* DATA LINES

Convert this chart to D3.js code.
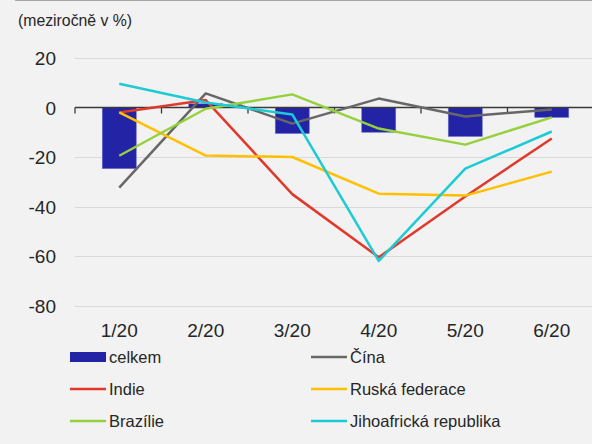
<!DOCTYPE html>
<html>
<head>
<meta charset="utf-8">
<script src="https://cdn.jsdelivr.net/npm/d3@7"></script>
<style>
  html, body { margin: 0; padding: 0; background: #f2f2f2; }
  svg { display: block; font-family: "Liberation Sans", Arial, sans-serif; }
</style>
</head>
<body>
<script>
// data
var months = ["1/20", "2/20", "3/20", "4/20", "5/20", "6/20"];
var celkem = [-24.7, 1.5, -10.5, -10, -11.7, -4];
var cina = [-32.4, 5.7, -6.5, 3.6, -3.6, -0.8];
var indie = [-2, 3, -35, -60.5, -36, -12.5];
var rusko = [-2, -19.4, -20, -34.8, -35.6, -25.9];
var brazilie = [-19.5, -0.5, 5.3, -8.5, -15, -4];
var jar = [9.6, 2, -2.8, -62, -24.7, -9.7];
var yTicks = [20, 0, -20, -40, -60, -80];

var lineSeries = [
  {name: "Čína", values: cina, color: "#676767"},
  {name: "Indie", values: indie, color: "#e0392b"},
  {name: "Ruská federace", values: rusko, color: "#ffc000"},
  {name: "Brazílie", values: brazilie, color: "#95d13c"},
  {name: "Jihoafrická republika", values: jar, color: "#1ccbd3"}
];

var width = 592,
    height = 444;

var svg = d3.select("body").append("svg")
    .attr("width", width)
    .attr("height", height);

svg.append("rect")
    .attr("width", width).attr("height", height)
    .attr("fill", "#f2f2f2");

// thin border at the top
svg.append("line")
    .attr("x1", 15).attr("x2", width)
    .attr("y1", 0.5).attr("y2", 0.5)
    .attr("stroke", "#a6a6a6");

svg.append("text")
    .attr("x", 18).attr("y", 26)
    .attr("font-size", 15.8)
    .attr("fill", "#262626")
    .text("(meziročně v %)");

var x = d3.scaleBand()
    .domain(months)
    .range([75, 594])
    .paddingInner(0)
    .paddingOuter(0);

var y = d3.scaleLinear()
    .domain([-80, 20])
    .range([305.5, 58]);

// gridlines
svg.append("g")
  .selectAll("line")
    .data(yTicks.filter(function(d) { return d !== 0; }))
  .enter().append("line")
    .attr("x1", 75).attr("x2", width)
    .attr("y1", function(d) { return Math.round(y(d)) + 0.5; })
    .attr("y2", function(d) { return Math.round(y(d)) + 0.5; })
    .attr("stroke", "#d9d9d9")
    .attr("stroke-width", 1.2);

// y tick labels
svg.append("g")
  .selectAll("text")
    .data(yTicks)
  .enter().append("text")
    .attr("x", 56)
    .attr("y", function(d) { return y(d) + 7; })
    .attr("text-anchor", "end")
    .attr("font-size", 19)
    .attr("fill", "#262626")
    .text(function(d) { return d; });

// bars
var barW = 34;
svg.append("g")
  .selectAll("rect")
    .data(celkem)
  .enter().append("rect")
    .attr("x", function(d, i) { return x(months[i]) + x.bandwidth() / 2 - barW / 2 + 1; })
    .attr("y", function(d) { return y(Math.max(0, d)); })
    .attr("width", barW)
    .attr("height", function(d) { return Math.abs(y(d) - y(0)); })
    .attr("fill", "#2323a6")
    .attr("stroke", "#6f6fcf")
    .attr("stroke-width", 0.6);

// zero axis with tick marks at category boundaries
var axis = svg.append("g");
axis.append("line")
    .attr("x1", 75).attr("x2", width)
    .attr("y1", y(0)).attr("y2", y(0))
    .attr("stroke", "#3a3a3a")
    .attr("stroke-width", 1.5);
axis.selectAll("line.tick")
    .data(months)
  .enter().append("line")
    .attr("class", "tick")
    .attr("x1", function(d) { return x(d); })
    .attr("x2", function(d) { return x(d); })
    .attr("y1", y(0)).attr("y2", y(0) + 6)
    .attr("stroke", "#3a3a3a")
    .attr("stroke-width", 1.3);

// x labels
svg.append("g")
  .selectAll("text")
    .data(months)
  .enter().append("text")
    .attr("x", function(d) { return x(d) + x.bandwidth() / 2 + 1; })
    .attr("y", 337)
    .attr("text-anchor", "middle")
    .attr("font-size", 19)
    .attr("fill", "#262626")
    .text(function(d) { return d; });

// lines
var line = d3.line()
    .x(function(d, i) { return x(months[i]) + x.bandwidth() / 2 + 1; })
    .y(function(d) { return y(d); });

svg.append("g")
  .selectAll("path")
    .data(lineSeries)
  .enter().append("path")
    .attr("d", function(d) { return line(d.values); })
    .attr("fill", "none")
    .attr("stroke", function(d) { return d.color; })
    .attr("stroke-width", 2.5)
    .attr("stroke-linejoin", "round");

// legend
var legendItems = [
  {name: "celkem", color: "#2323a6", bar: true},
  {name: "Čína", color: "#676767"},
  {name: "Indie", color: "#e0392b"},
  {name: "Ruská federace", color: "#ffc000"},
  {name: "Brazílie", color: "#95d13c"},
  {name: "Jihoafrická republika", color: "#1ccbd3"}
];

var legend = svg.append("g")
  .selectAll("g")
    .data(legendItems)
  .enter().append("g")
    .attr("transform", function(d, i) {
      var col = i % 2, row = Math.floor(i / 2);
      return "translate(" + (col ? 311 : 70) + "," + (357 + row * 32) + ")";
    });

legend.append("rect")
    .attr("x", 0)
    .attr("y", function(d) { return d.bar ? -5 : -1.25; })
    .attr("width", 36)
    .attr("height", function(d) { return d.bar ? 10 : 2.5; })
    .attr("fill", function(d) { return d.color; });

legend.append("text")
    .attr("x", 39)
    .attr("y", 6)
    .attr("font-size", 16.5)
    .attr("fill", "#262626")
    .text(function(d) { return d.name; });
</script>
</body>
</html>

* PROBLEM STATEMENT
Reproduce each line word for word and drop the pictures.

* WORKED SOLUTION
Convert this chart to D3.js code.
<!DOCTYPE html>
<html>
<head>
<meta charset="utf-8">
<script src="https://cdn.jsdelivr.net/npm/d3@7"></script>
<style>
  html, body { margin: 0; padding: 0; background: #f2f2f2; }
  svg { display: block; font-family: "Liberation Sans", Arial, sans-serif; }
</style>
</head>
<body>
<script>
// data
var months = ["1/20", "2/20", "3/20", "4/20", "5/20", "6/20"];
var celkem = [-24.7, 1.5, -10.5, -10, -11.7, -4];
var cina = [-32.4, 5.7, -6.5, 3.6, -3.6, -0.8];
var indie = [-2, 3, -35, -60.5, -36, -12.5];
var rusko = [-2, -19.4, -20, -34.8, -35.6, -25.9];
var brazilie = [-19.5, -0.5, 5.3, -8.5, -15, -4];
var jar = [9.6, 2, -2.8, -62, -24.7, -9.7];
var yTicks = [20, 0, -20, -40, -60, -80];

var lineSeries = [
  {name: "Čína", values: cina, color: "#676767"},
  {name: "Indie", values: indie, color: "#e0392b"},
  {name: "Ruská federace", values: rusko, color: "#ffc000"},
  {name: "Brazílie", values: brazilie, color: "#95d13c"},
  {name: "Jihoafrická republika", values: jar, color: "#1ccbd3"}
];

var width = 592,
    height = 444;

var svg = d3.select("body").append("svg")
    .attr("width", width)
    .attr("height", height);

svg.append("rect")
    .attr("width", width).attr("height", height)
    .attr("fill", "#f2f2f2");

// thin border at the top
svg.append("line")
    .attr("x1", 15).attr("x2", width)
    .attr("y1", 0.5).attr("y2", 0.5)
    .attr("stroke", "#a6a6a6");

svg.append("text")
    .attr("x", 18).attr("y", 26)
    .attr("font-size", 15.8)
    .attr("fill", "#262626")
    .text("(meziročně v %)");

var x = d3.scaleBand()
    .domain(months)
    .range([75, 594])
    .paddingInner(0)
    .paddingOuter(0);

var y = d3.scaleLinear()
    .domain([-80, 20])
    .range([305.5, 58]);

// gridlines
svg.append("g")
  .selectAll("line")
    .data(yTicks.filter(function(d) { return d !== 0; }))
  .enter().append("line")
    .attr("x1", 75).attr("x2", width)
    .attr("y1", function(d) { return Math.round(y(d)) + 0.5; })
    .attr("y2", function(d) { return Math.round(y(d)) + 0.5; })
    .attr("stroke", "#d9d9d9")
    .attr("stroke-width", 1.2);

// y tick labels
svg.append("g")
  .selectAll("text")
    .data(yTicks)
  .enter().append("text")
    .attr("x", 56)
    .attr("y", function(d) { return y(d) + 7; })
    .attr("text-anchor", "end")
    .attr("font-size", 19)
    .attr("fill", "#262626")
    .text(function(d) { return d; });

// bars
var barW = 34;
svg.append("g")
  .selectAll("rect")
    .data(celkem)
  .enter().append("rect")
    .attr("x", function(d, i) { return x(months[i]) + x.bandwidth() / 2 - barW / 2 + 1; })
    .attr("y", function(d) { return y(Math.max(0, d)); })
    .attr("width", barW)
    .attr("height", function(d) { return Math.abs(y(d) - y(0)); })
    .attr("fill", "#2323a6")
    .attr("stroke", "#6f6fcf")
    .attr("stroke-width", 0.6);

// zero axis with tick marks at category boundaries
var axis = svg.append("g");
axis.append("line")
    .attr("x1", 75).attr("x2", width)
    .attr("y1", y(0)).attr("y2", y(0))
    .attr("stroke", "#3a3a3a")
    .attr("stroke-width", 1.5);
axis.selectAll("line.tick")
    .data(months)
  .enter().append("line")
    .attr("class", "tick")
    .attr("x1", function(d) { return x(d); })
    .attr("x2", function(d) { return x(d); })
    .attr("y1", y(0)).attr("y2", y(0) + 6)
    .attr("stroke", "#3a3a3a")
    .attr("stroke-width", 1.3);

// x labels
svg.append("g")
  .selectAll("text")
    .data(months)
  .enter().append("text")
    .attr("x", function(d) { return x(d) + x.bandwidth() / 2 + 1; })
    .attr("y", 337)
    .attr("text-anchor", "middle")
    .attr("font-size", 19)
    .attr("fill", "#262626")
    .text(function(d) { return d; });

// lines
var line = d3.line()
    .x(function(d, i) { return x(months[i]) + x.bandwidth() / 2 + 1; })
    .y(function(d) { return y(d); });

svg.append("g")
  .selectAll("path")
    .data(lineSeries)
  .enter().append("path")
    .attr("d", function(d) { return line(d.values); })
    .attr("fill", "none")
    .attr("stroke", function(d) { return d.color; })
    .attr("stroke-width", 2.5)
    .attr("stroke-linejoin", "round");

// legend
var legendItems = [
  {name: "celkem", color: "#2323a6", bar: true},
  {name: "Čína", color: "#676767"},
  {name: "Indie", color: "#e0392b"},
  {name: "Ruská federace", color: "#ffc000"},
  {name: "Brazílie", color: "#95d13c"},
  {name: "Jihoafrická republika", color: "#1ccbd3"}
];

var legend = svg.append("g")
  .selectAll("g")
    .data(legendItems)
  .enter().append("g")
    .attr("transform", function(d, i) {
      var col = i % 2, row = Math.floor(i / 2);
      return "translate(" + (col ? 311 : 70) + "," + (357 + row * 32) + ")";
    });

legend.append("rect")
    .attr("x", 0)
    .attr("y", function(d) { return d.bar ? -5 : -1.25; })
    .attr("width", 36)
    .attr("height", function(d) { return d.bar ? 10 : 2.5; })
    .attr("fill", function(d) { return d.color; });

legend.append("text")
    .attr("x", 39)
    .attr("y", 6)
    .attr("font-size", 16.5)
    .attr("fill", "#262626")
    .text(function(d) { return d.name; });
</script>
</body>
</html>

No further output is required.